Sendo que essas abordagens aparentemente contrárias à corrente de aplicar aos
atores outras formas de reagir ao mundo não parecem fazer grande coisa. Não me
sinto à vontade, por exemplo, ao ver O auto da compadecida do recém-falecido
Suassuna. Essa opção pelo regionalismo me cansa sobremaneira - embora veja
certa grandeza em ver o mundo de outra forma. Não é pela opção pelo folclorismo
bem-conduzido que conseguiremos realmente mudar o mundo por dentro. Aliás, nem
sei se existirá mesmo alguma forma de mudar esse mundo chato e irritante desses
que parecem nascer tão lentamente que nem espaço deixam a quem quer viver em
plenitude.
Outras leituras que
desde já influenciam passam pelo caminho da dança - Louppe. Embora canse um
pouco esse intróito à dança contemporânea e a várias de suas passagens,
agita-se em mim a possibilidade de ver o mundo de forma mais sinestésica - algo
de que sinto falta. Infelizmente, porem, acabei optando nos últimos dias por
tentar destrinchar o mundo mais pela via da razão - algo que vem me levando bem
longe, claro, embora saiba que não irá ser suficiente. Tanto que preciso de ver
o mundo daquela forma, e para isso faço algum uso do vídeo - no caso, do
premiado Pina, recém-comprado. A beleza do tratamento dessa homenagem abre os
olhos e motiva-me mais a sair do corpo preso que ainda me comprime. Outra
importante leitura - bem mais cabeça - é o sofregamente consumido Kott, sobre o
bardo. Estranha essa Cosac, que parece sempre escolher para prefaciar seus
caros livros gente que desmerece o próprio produto - algo que, porém, ajuda a
circunscrever as leituras e a expandi-las - o que é bom. Ficar sabendo que o polonês
não é assim tão referencial quanto muitos fazem crer é interessante, nesse
sentido. Mas causa uma certa impressão de futilidade da compra - e isso me
irrita, dado o sacrifício cometido para ir nessa direção. Voltando à arte,
porém, é necessário falar algo sobre Matisse. O livro da Spurling anima-me
sofregamente por vários motivos, mas especialmente pelo fato de utilizar as
descrições para consumar o rigor do pintor já em suas vivências infantis. Ela
poderia simplesmente citar certos fatos envolvendo a infância do francês - mas
ela não se restringe a isso. Ao invés, e nisso ela me agrada muito, bastante
mesmo, ela cria as conexões das idiossincrasias do pintor já consumado com as
vivências de um ser que passou por caminhos bem particulares. Não à toa ela
acaba me conduzindo à minha própria infância e à minha insistência em me
lembrar de episódios que tanto me marcaram que aparecem em meus passos atuais -
como por exemplo a maleza (erva daninha) que me dificultava o andar nos jardins
em Santiago. Como aquilo fez parte de meu eu de outrora! A tanto isso se deu
que deixou uma lacuna importante em minha sensibilidade - e creio que não
poderei descansar até recriar os laços rompidos com uma vivência de felicidade
que de vem em quando me invade. Hei de aproveitar a bio do Matisse, dessa
forma, como poucas vezes antes.
Mas os caminhos
continuam sendo trilhados e eles envolvem uma prática que infelizmente precisa
dar conta de minha sensibilidade. Infelizmente pela dor envolvida. Dor de me
sentir invadido pela personalidade alheia sem poder reagir a ponto de poder
envolvê-la - como no ensaio para Notas de rodapé do Uivo - ainda hoje,
quinta-feira. Pois a sutileza que busco exige uma queda a que terei de conduzir
uma a uma as atrizes do grupo - e os atores, também, embora de outra forma.
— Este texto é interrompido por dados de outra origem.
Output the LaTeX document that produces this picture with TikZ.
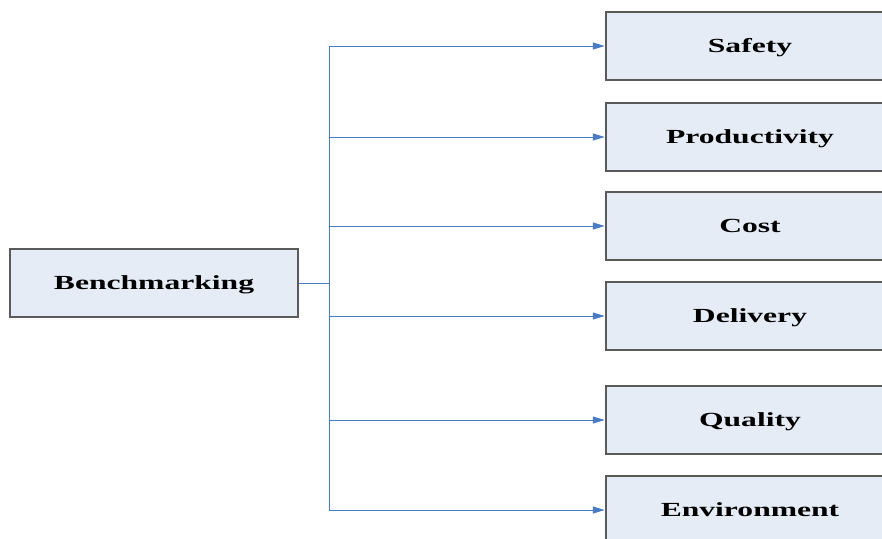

Irrita-me também bastante a mania, POR PARTE DE TODOS, de pedirem privilégios
nas atuações ou em uma série de outras atividades sem que isso pudesse estar
previsto por mim. Eu tendo a ceder, sempre. E por isso reajo com violência a todo
momento - porque me sinto a tal ponto invadido que não consigo aguentar.
Cansa-me a superficialidade desses que não entendem que precisam encontrar
saídas quando elas não existem - por elas sempre existem em si. Não me agrada
ter de adaptar criações aos atores/atrizes, estes TÊM DE SE VIRAR. Mas as
exigências se avolumam e me irritam sobremaneira a ponto de atingirem minha
própria vontade de criação. Mas terei de me adaptar. Nesse sentido, todas as
dicas do César parecem sempre vir muito bem a calhar. Que ótimo. Hoje teve o
lançamento de Hegel - ontem, na verdade. Até passou pela minha cabeça chegar
preparado - mas para quê, para causar impressão? Disso não mais preciso - ao
que parece em qualquer âmbito atual de minha vida.